Write out the listing from the line with "Write a LaTeX" to the line with "anchor=south] (vaddr) at", both lines included, exactly and nothing beyond. Leave pictures out.

Rows from a dataset of charts and code
● ● ● ●
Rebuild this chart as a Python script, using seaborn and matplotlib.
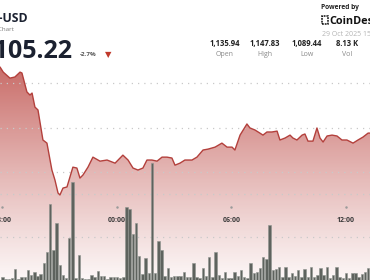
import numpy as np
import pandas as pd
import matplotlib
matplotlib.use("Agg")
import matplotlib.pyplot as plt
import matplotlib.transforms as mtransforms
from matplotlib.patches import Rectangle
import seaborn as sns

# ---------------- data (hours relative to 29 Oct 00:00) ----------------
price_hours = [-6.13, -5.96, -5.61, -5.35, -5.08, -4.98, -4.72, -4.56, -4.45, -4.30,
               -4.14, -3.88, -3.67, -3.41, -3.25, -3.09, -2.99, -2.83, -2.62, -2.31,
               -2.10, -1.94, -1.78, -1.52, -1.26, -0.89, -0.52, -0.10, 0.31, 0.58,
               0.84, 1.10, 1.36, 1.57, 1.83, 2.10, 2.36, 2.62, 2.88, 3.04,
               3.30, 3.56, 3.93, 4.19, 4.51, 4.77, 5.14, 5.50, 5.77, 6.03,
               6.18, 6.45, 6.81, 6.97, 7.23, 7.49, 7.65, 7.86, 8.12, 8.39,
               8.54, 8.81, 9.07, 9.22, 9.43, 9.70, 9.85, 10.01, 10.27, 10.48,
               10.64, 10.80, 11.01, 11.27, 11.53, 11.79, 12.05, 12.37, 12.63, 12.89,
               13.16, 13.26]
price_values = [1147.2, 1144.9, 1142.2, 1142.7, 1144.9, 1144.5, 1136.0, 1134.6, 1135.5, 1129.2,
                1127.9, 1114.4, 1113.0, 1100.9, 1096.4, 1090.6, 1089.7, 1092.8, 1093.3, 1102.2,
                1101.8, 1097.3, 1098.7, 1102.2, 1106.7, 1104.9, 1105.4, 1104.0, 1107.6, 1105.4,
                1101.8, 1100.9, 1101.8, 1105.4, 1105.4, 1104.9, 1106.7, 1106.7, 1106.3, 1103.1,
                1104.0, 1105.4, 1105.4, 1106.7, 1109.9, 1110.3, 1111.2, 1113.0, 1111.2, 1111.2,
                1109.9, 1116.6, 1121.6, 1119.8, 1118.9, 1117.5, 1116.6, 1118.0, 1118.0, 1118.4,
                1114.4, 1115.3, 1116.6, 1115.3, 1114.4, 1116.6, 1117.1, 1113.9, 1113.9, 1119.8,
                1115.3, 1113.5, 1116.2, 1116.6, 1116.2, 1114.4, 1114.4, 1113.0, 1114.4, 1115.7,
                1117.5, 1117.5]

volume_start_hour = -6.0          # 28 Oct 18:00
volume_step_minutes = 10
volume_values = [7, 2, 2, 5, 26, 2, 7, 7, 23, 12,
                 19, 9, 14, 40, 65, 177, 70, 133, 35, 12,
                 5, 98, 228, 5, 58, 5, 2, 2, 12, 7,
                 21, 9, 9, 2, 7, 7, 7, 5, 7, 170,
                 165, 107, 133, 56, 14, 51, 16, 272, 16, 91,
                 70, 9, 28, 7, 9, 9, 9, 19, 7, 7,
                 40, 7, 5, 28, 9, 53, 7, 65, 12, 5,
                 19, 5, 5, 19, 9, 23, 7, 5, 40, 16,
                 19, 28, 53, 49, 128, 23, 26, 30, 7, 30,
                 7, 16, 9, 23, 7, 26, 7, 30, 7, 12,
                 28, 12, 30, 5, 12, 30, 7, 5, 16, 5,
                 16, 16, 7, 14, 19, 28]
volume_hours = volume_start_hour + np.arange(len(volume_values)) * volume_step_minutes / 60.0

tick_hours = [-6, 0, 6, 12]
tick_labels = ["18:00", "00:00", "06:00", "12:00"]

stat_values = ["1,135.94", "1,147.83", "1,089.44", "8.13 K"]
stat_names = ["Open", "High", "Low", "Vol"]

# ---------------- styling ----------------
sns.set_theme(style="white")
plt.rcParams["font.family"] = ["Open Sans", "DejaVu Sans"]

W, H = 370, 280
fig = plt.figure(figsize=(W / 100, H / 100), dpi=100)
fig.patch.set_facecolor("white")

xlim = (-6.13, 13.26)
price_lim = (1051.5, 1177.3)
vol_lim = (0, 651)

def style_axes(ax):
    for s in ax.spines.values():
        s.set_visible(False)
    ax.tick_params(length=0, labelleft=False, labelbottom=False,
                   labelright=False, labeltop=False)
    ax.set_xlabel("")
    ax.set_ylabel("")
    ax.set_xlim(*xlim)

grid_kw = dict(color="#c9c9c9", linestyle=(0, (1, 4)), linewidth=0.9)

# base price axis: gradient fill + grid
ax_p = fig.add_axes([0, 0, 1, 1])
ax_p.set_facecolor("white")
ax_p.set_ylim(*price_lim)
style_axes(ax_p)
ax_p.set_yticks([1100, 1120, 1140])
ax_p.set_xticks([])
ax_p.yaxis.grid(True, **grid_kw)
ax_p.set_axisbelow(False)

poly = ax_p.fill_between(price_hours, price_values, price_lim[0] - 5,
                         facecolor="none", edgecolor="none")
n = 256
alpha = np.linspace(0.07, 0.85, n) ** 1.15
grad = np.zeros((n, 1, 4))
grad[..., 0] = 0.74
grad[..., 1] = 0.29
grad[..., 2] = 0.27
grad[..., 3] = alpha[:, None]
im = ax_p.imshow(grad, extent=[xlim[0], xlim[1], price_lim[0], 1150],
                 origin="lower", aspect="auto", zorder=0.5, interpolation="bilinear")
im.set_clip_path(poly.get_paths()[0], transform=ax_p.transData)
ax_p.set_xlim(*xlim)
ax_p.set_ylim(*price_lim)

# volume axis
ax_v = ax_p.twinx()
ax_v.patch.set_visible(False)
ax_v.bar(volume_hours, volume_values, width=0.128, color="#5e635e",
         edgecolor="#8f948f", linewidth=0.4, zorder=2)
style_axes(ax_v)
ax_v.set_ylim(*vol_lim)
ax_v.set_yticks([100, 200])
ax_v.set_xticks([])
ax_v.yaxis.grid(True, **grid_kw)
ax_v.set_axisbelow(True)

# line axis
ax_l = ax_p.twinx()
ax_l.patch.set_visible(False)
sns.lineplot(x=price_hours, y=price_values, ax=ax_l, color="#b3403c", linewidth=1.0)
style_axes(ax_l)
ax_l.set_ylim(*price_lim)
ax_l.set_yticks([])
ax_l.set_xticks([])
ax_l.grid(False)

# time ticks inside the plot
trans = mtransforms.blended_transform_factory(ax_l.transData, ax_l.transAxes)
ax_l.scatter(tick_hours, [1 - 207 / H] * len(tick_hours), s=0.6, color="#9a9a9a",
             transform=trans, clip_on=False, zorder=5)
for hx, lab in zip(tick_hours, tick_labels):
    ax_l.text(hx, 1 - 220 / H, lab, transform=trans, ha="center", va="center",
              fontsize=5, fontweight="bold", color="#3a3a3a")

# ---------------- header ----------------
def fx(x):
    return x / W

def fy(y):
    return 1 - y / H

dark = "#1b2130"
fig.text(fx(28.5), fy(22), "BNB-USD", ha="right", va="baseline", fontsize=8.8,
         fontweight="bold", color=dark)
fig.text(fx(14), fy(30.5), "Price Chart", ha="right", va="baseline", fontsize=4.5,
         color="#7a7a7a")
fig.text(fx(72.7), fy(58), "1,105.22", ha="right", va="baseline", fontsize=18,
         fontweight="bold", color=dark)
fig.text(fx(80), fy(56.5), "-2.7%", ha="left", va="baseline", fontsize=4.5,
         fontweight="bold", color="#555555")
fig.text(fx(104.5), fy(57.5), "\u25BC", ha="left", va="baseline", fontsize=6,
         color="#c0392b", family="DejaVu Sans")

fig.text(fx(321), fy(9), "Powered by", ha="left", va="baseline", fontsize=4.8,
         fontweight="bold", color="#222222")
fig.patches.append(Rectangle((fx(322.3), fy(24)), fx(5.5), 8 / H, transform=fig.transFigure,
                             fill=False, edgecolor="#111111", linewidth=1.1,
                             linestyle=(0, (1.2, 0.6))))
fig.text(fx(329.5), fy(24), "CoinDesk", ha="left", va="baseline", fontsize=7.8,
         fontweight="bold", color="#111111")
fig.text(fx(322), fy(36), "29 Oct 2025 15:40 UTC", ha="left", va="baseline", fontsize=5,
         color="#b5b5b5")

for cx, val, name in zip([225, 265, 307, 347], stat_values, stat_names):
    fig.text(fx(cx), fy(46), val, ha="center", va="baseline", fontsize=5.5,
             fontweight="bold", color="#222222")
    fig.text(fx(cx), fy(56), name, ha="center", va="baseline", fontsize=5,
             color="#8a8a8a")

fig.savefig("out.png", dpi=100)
● ● ● ●
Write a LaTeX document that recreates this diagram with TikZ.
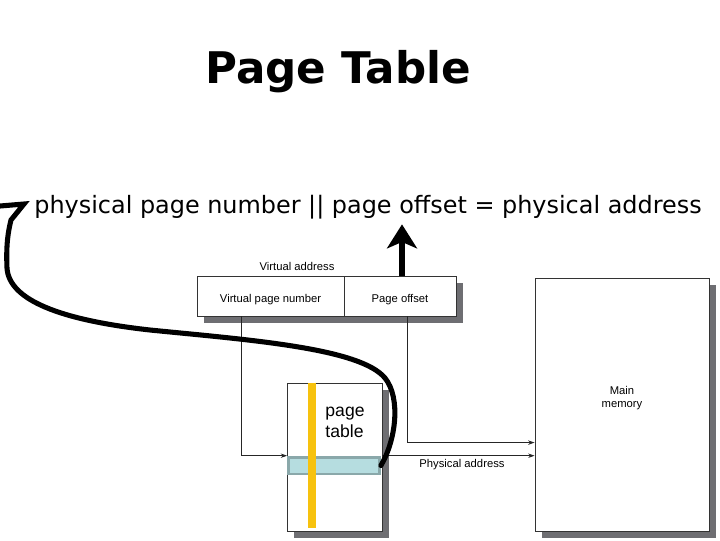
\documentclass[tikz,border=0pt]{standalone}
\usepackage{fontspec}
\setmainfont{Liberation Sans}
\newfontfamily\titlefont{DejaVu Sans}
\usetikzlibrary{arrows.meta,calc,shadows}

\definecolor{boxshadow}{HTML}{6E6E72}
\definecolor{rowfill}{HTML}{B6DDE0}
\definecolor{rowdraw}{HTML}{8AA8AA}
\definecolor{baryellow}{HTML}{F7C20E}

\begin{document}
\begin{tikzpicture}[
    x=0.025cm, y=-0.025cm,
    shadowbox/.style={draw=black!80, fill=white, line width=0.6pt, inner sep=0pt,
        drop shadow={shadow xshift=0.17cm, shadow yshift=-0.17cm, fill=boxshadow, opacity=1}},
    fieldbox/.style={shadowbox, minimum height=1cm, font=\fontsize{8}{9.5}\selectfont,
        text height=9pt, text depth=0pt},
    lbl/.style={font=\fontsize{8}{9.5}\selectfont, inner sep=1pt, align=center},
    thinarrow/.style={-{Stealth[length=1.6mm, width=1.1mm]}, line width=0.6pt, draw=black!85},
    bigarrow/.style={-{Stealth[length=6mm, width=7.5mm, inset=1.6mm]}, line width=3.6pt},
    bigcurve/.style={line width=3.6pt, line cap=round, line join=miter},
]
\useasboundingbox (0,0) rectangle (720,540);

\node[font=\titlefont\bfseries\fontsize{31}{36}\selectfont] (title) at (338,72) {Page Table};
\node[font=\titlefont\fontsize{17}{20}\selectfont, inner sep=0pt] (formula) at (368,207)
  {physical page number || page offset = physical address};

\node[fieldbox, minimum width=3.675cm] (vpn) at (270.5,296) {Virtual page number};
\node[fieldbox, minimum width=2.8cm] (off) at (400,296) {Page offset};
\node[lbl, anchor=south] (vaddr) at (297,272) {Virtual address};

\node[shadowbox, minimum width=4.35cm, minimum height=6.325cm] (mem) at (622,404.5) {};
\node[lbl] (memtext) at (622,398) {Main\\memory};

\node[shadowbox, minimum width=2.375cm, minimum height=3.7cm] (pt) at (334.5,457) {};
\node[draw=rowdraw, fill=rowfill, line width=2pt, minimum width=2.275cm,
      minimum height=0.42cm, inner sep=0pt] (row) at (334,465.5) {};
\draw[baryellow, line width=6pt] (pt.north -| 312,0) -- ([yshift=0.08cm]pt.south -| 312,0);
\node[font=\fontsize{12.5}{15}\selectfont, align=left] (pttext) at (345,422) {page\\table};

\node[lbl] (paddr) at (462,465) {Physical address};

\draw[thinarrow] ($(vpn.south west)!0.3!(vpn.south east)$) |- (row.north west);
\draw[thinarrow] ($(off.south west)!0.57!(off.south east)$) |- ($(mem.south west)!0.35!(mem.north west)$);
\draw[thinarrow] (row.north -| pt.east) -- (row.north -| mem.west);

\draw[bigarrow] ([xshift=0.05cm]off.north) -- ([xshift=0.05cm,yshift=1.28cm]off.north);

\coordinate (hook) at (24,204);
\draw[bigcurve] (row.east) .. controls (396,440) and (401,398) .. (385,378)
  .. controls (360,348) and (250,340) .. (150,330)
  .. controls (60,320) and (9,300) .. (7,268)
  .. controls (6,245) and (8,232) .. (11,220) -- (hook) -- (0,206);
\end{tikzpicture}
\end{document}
● ● ● ●
▶ **Answer below**:
Write a LaTeX document that recreates this diagram with TikZ.
\documentclass[tikz,border=0pt]{standalone}
\usepackage{fontspec}
\setmainfont{Liberation Sans}
\newfontfamily\titlefont{DejaVu Sans}
\usetikzlibrary{arrows.meta,calc,shadows}

\definecolor{boxshadow}{HTML}{6E6E72}
\definecolor{rowfill}{HTML}{B6DDE0}
\definecolor{rowdraw}{HTML}{8AA8AA}
\definecolor{baryellow}{HTML}{F7C20E}

\begin{document}
\begin{tikzpicture}[
    x=0.025cm, y=-0.025cm,
    shadowbox/.style={draw=black!80, fill=white, line width=0.6pt, inner sep=0pt,
        drop shadow={shadow xshift=0.17cm, shadow yshift=-0.17cm, fill=boxshadow, opacity=1}},
    fieldbox/.style={shadowbox, minimum height=1cm, font=\fontsize{8}{9.5}\selectfont,
        text height=9pt, text depth=0pt},
    lbl/.style={font=\fontsize{8}{9.5}\selectfont, inner sep=1pt, align=center},
    thinarrow/.style={-{Stealth[length=1.6mm, width=1.1mm]}, line width=0.6pt, draw=black!85},
    bigarrow/.style={-{Stealth[length=6mm, width=7.5mm, inset=1.6mm]}, line width=3.6pt},
    bigcurve/.style={line width=3.6pt, line cap=round, line join=miter},
]
\useasboundingbox (0,0) rectangle (720,540);

\node[font=\titlefont\bfseries\fontsize{31}{36}\selectfont] (title) at (338,72) {Page Table};
\node[font=\titlefont\fontsize{17}{20}\selectfont, inner sep=0pt] (formula) at (368,207)
  {physical page number || page offset = physical address};

\node[fieldbox, minimum width=3.675cm] (vpn) at (270.5,296) {Virtual page number};
\node[fieldbox, minimum width=2.8cm] (off) at (400,296) {Page offset};
\node[lbl, anchor=south] (vaddr) at (297,272) {Virtual address};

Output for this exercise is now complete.